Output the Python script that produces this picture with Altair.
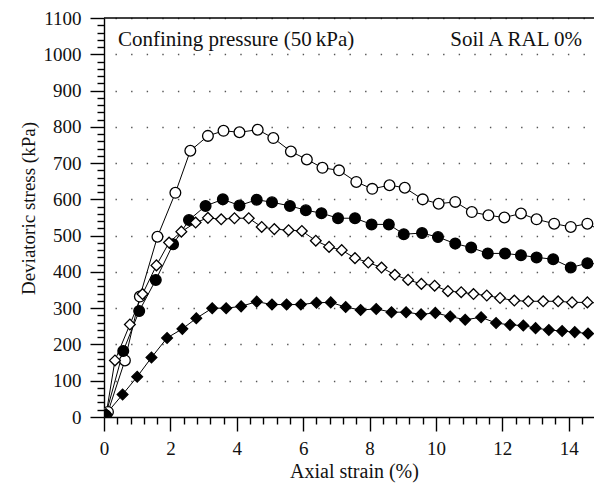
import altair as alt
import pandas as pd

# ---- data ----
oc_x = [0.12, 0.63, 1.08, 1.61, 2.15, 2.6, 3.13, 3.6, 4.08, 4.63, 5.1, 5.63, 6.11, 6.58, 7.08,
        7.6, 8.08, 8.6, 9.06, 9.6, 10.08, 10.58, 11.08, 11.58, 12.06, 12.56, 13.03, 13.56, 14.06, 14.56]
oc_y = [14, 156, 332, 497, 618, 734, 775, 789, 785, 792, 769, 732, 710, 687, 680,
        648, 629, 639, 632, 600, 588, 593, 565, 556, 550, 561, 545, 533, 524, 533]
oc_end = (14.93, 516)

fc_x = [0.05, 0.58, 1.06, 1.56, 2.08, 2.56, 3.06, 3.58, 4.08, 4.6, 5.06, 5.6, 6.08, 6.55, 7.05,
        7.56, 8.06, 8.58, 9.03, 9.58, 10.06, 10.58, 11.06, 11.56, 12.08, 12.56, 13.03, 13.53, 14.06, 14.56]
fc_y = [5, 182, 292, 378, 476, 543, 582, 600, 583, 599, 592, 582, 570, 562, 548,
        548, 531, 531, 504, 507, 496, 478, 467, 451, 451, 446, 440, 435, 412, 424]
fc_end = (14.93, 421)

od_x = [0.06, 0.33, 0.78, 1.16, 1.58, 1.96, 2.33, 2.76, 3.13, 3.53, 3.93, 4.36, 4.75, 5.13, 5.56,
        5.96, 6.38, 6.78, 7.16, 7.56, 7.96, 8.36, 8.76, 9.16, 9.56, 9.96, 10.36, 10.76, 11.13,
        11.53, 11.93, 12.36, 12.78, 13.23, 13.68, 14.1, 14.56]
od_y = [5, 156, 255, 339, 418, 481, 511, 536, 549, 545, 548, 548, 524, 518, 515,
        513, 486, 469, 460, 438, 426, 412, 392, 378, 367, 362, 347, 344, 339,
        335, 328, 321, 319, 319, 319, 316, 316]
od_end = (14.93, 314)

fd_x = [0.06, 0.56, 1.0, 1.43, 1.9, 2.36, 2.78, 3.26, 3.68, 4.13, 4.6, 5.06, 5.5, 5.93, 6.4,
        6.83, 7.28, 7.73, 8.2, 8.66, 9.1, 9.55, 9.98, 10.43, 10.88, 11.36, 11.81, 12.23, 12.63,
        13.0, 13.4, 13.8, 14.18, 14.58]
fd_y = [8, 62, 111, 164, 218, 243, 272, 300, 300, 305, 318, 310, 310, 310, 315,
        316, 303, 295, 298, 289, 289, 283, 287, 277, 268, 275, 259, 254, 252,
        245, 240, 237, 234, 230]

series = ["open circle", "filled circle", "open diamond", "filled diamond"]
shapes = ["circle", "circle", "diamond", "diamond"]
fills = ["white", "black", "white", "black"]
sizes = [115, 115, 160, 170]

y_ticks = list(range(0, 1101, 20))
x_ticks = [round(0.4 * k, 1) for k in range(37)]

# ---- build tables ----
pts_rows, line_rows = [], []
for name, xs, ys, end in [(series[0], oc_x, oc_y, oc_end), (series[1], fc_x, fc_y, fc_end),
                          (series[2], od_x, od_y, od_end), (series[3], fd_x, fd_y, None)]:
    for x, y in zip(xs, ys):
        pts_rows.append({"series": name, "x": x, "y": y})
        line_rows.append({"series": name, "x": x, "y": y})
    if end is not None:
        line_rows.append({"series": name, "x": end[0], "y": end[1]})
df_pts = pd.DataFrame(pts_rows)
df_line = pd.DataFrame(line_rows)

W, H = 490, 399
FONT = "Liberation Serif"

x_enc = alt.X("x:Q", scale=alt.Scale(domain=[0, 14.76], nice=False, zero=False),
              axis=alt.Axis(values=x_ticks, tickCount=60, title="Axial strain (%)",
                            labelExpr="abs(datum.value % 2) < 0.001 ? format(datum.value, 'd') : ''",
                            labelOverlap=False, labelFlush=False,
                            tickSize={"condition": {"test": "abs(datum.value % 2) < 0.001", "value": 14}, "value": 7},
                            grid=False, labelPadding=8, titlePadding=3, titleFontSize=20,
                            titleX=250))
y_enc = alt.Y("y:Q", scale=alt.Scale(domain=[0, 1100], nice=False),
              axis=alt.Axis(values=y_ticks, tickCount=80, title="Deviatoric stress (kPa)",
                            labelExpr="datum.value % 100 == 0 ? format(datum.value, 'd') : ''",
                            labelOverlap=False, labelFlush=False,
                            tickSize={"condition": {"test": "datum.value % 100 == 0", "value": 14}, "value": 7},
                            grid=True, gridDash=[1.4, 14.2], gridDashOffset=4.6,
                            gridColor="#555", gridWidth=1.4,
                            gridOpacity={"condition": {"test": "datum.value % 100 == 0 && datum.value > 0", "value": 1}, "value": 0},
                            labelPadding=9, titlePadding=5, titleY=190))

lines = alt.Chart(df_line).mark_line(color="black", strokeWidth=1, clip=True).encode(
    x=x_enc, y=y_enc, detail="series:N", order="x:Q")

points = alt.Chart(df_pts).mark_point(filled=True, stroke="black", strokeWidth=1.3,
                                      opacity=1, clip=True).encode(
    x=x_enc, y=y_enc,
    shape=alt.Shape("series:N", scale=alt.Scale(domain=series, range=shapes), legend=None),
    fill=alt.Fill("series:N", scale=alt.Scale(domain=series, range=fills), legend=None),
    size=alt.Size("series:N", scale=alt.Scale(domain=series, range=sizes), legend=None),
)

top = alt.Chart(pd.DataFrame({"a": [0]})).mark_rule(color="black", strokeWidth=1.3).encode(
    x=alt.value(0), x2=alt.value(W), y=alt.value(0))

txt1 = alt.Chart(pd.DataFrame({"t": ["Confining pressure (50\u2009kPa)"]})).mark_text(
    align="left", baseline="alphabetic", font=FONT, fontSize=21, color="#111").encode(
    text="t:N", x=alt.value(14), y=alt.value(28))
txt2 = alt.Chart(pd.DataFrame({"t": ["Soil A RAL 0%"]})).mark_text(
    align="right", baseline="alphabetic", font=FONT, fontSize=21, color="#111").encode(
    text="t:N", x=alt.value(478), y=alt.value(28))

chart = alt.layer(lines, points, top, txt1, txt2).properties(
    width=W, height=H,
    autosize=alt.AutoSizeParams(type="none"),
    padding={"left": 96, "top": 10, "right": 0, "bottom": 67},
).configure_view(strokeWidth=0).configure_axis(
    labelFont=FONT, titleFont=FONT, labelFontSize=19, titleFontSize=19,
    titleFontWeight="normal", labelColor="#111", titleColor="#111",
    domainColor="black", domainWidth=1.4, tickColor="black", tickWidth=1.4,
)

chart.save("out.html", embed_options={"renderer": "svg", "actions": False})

§ Stated exercise: Repeat the listing above up to and including the line with "oc_end = (14.93, 516)", starting from its first line. Drop any pictures.

§ Task response:
Output the Python script that produces this picture with Altair.
import altair as alt
import pandas as pd

# ---- data ----
oc_x = [0.12, 0.63, 1.08, 1.61, 2.15, 2.6, 3.13, 3.6, 4.08, 4.63, 5.1, 5.63, 6.11, 6.58, 7.08,
        7.6, 8.08, 8.6, 9.06, 9.6, 10.08, 10.58, 11.08, 11.58, 12.06, 12.56, 13.03, 13.56, 14.06, 14.56]
oc_y = [14, 156, 332, 497, 618, 734, 775, 789, 785, 792, 769, 732, 710, 687, 680,
        648, 629, 639, 632, 600, 588, 593, 565, 556, 550, 561, 545, 533, 524, 533]
oc_end = (14.93, 516)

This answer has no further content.